EXERCISE OBJECTIVE
Without the pictures, write out all the lines below exactly as they appear.
════════════════════
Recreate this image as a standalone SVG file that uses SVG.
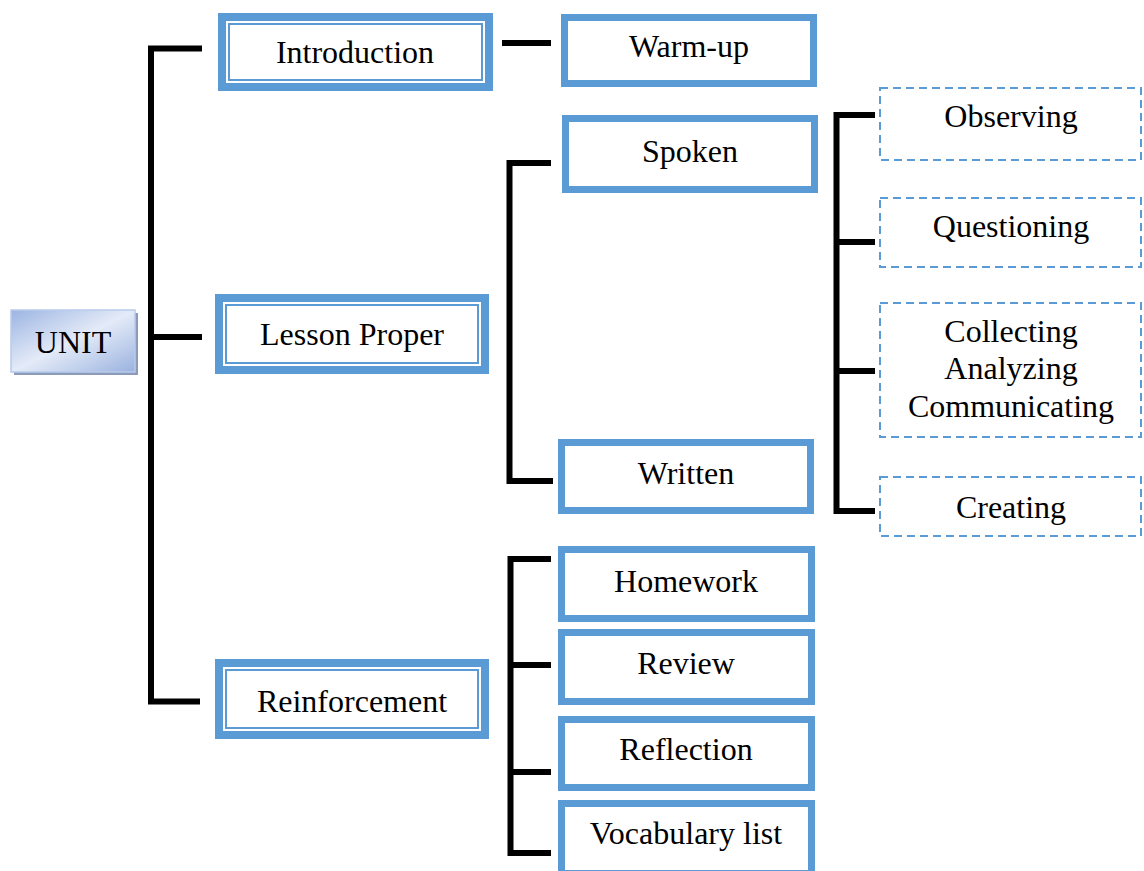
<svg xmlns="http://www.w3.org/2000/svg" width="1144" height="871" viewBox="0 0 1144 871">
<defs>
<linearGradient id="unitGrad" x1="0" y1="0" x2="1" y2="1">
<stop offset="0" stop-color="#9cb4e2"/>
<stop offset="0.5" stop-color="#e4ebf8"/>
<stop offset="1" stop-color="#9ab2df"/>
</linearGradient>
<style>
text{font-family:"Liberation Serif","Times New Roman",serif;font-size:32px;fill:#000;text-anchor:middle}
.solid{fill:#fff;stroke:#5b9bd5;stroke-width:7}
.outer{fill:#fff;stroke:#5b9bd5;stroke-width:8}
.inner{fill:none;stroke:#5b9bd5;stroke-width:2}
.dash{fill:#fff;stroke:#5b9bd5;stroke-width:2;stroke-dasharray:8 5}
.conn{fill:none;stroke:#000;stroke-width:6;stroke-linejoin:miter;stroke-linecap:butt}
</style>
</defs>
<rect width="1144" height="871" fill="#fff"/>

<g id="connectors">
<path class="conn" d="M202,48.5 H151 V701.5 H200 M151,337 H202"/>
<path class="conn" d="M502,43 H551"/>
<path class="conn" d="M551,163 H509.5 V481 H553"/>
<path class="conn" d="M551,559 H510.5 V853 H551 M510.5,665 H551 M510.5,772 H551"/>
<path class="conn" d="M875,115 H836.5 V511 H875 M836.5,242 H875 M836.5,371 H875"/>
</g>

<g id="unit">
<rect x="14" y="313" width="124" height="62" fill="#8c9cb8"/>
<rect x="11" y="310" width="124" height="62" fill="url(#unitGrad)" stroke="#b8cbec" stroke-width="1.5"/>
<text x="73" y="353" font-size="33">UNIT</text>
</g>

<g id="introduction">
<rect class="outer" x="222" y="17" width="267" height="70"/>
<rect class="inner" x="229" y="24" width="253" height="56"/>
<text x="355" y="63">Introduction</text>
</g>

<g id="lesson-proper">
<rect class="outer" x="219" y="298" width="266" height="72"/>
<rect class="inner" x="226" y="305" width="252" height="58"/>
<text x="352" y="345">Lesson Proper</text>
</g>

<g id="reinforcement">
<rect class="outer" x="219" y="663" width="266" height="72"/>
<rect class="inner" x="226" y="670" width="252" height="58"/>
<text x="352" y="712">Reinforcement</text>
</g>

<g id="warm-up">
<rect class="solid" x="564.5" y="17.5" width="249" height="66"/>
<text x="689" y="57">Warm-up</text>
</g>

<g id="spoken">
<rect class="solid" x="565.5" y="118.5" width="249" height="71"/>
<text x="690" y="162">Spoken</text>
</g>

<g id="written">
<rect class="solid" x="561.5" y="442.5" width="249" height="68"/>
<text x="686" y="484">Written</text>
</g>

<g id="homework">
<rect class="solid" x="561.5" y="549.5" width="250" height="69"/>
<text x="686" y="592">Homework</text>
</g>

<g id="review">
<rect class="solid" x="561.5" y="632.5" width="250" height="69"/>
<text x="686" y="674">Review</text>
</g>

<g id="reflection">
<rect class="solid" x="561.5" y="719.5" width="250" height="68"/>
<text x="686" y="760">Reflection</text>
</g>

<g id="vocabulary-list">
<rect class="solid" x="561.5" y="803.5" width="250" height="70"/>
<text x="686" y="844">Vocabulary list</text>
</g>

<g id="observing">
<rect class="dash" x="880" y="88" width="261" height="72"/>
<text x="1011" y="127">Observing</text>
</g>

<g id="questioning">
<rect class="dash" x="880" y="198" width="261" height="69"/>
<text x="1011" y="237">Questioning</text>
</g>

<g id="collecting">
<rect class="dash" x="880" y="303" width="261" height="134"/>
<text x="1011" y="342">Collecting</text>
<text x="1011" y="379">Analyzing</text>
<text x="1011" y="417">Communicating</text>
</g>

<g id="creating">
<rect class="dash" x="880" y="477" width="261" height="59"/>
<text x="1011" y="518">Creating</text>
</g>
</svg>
════════════════════
THE REPLY
Recreate this image as a standalone SVG file that uses SVG.
<svg xmlns="http://www.w3.org/2000/svg" width="1144" height="871" viewBox="0 0 1144 871">
<defs>
<linearGradient id="unitGrad" x1="0" y1="0" x2="1" y2="1">
<stop offset="0" stop-color="#9cb4e2"/>
<stop offset="0.5" stop-color="#e4ebf8"/>
<stop offset="1" stop-color="#9ab2df"/>
</linearGradient>
<style>
text{font-family:"Liberation Serif","Times New Roman",serif;font-size:32px;fill:#000;text-anchor:middle}
.solid{fill:#fff;stroke:#5b9bd5;stroke-width:7}
.outer{fill:#fff;stroke:#5b9bd5;stroke-width:8}
.inner{fill:none;stroke:#5b9bd5;stroke-width:2}
.dash{fill:#fff;stroke:#5b9bd5;stroke-width:2;stroke-dasharray:8 5}
.conn{fill:none;stroke:#000;stroke-width:6;stroke-linejoin:miter;stroke-linecap:butt}
</style>
</defs>
<rect width="1144" height="871" fill="#fff"/>

<g id="connectors">
<path class="conn" d="M202,48.5 H151 V701.5 H200 M151,337 H202"/>
<path class="conn" d="M502,43 H551"/>
<path class="conn" d="M551,163 H509.5 V481 H553"/>
<path class="conn" d="M551,559 H510.5 V853 H551 M510.5,665 H551 M510.5,772 H551"/>
<path class="conn" d="M875,115 H836.5 V511 H875 M836.5,242 H875 M836.5,371 H875"/>
</g>

<g id="unit">
<rect x="14" y="313" width="124" height="62" fill="#8c9cb8"/>
<rect x="11" y="310" width="124" height="62" fill="url(#unitGrad)" stroke="#b8cbec" stroke-width="1.5"/>
<text x="73" y="353" font-size="33">UNIT</text>
</g>

<g id="introduction">
<rect class="outer" x="222" y="17" width="267" height="70"/>
<rect class="inner" x="229" y="24" width="253" height="56"/>
<text x="355" y="63">Introduction</text>
</g>

<g id="lesson-proper">
<rect class="outer" x="219" y="298" width="266" height="72"/>
<rect class="inner" x="226" y="305" width="252" height="58"/>
<text x="352" y="345">Lesson Proper</text>
</g>

<g id="reinforcement">
<rect class="outer" x="219" y="663" width="266" height="72"/>
<rect class="inner" x="226" y="670" width="252" height="58"/>
<text x="352" y="712">Reinforcement</text>
</g>

<g id="warm-up">
<rect class="solid" x="564.5" y="17.5" width="249" height="66"/>
<text x="689" y="57">Warm-up</text>
</g>

<g id="spoken">
<rect class="solid" x="565.5" y="118.5" width="249" height="71"/>
<text x="690" y="162">Spoken</text>
</g>

<g id="written">
<rect class="solid" x="561.5" y="442.5" width="249" height="68"/>
<text x="686" y="484">Written</text>
</g>

<g id="homework">
<rect class="solid" x="561.5" y="549.5" width="250" height="69"/>
<text x="686" y="592">Homework</text>
</g>

<g id="review">
<rect class="solid" x="561.5" y="632.5" width="250" height="69"/>
<text x="686" y="674">Review</text>
</g>

<g id="reflection">
<rect class="solid" x="561.5" y="719.5" width="250" height="68"/>
<text x="686" y="760">Reflection</text>
</g>

<g id="vocabulary-list">
<rect class="solid" x="561.5" y="803.5" width="250" height="70"/>
<text x="686" y="844">Vocabulary list</text>
</g>

<g id="observing">
<rect class="dash" x="880" y="88" width="261" height="72"/>
<text x="1011" y="127">Observing</text>
</g>

<g id="questioning">
<rect class="dash" x="880" y="198" width="261" height="69"/>
<text x="1011" y="237">Questioning</text>
</g>

<g id="collecting">
<rect class="dash" x="880" y="303" width="261" height="134"/>
<text x="1011" y="342">Collecting</text>
<text x="1011" y="379">Analyzing</text>
<text x="1011" y="417">Communicating</text>
</g>

<g id="creating">
<rect class="dash" x="880" y="477" width="261" height="59"/>
<text x="1011" y="518">Creating</text>
</g>
</svg>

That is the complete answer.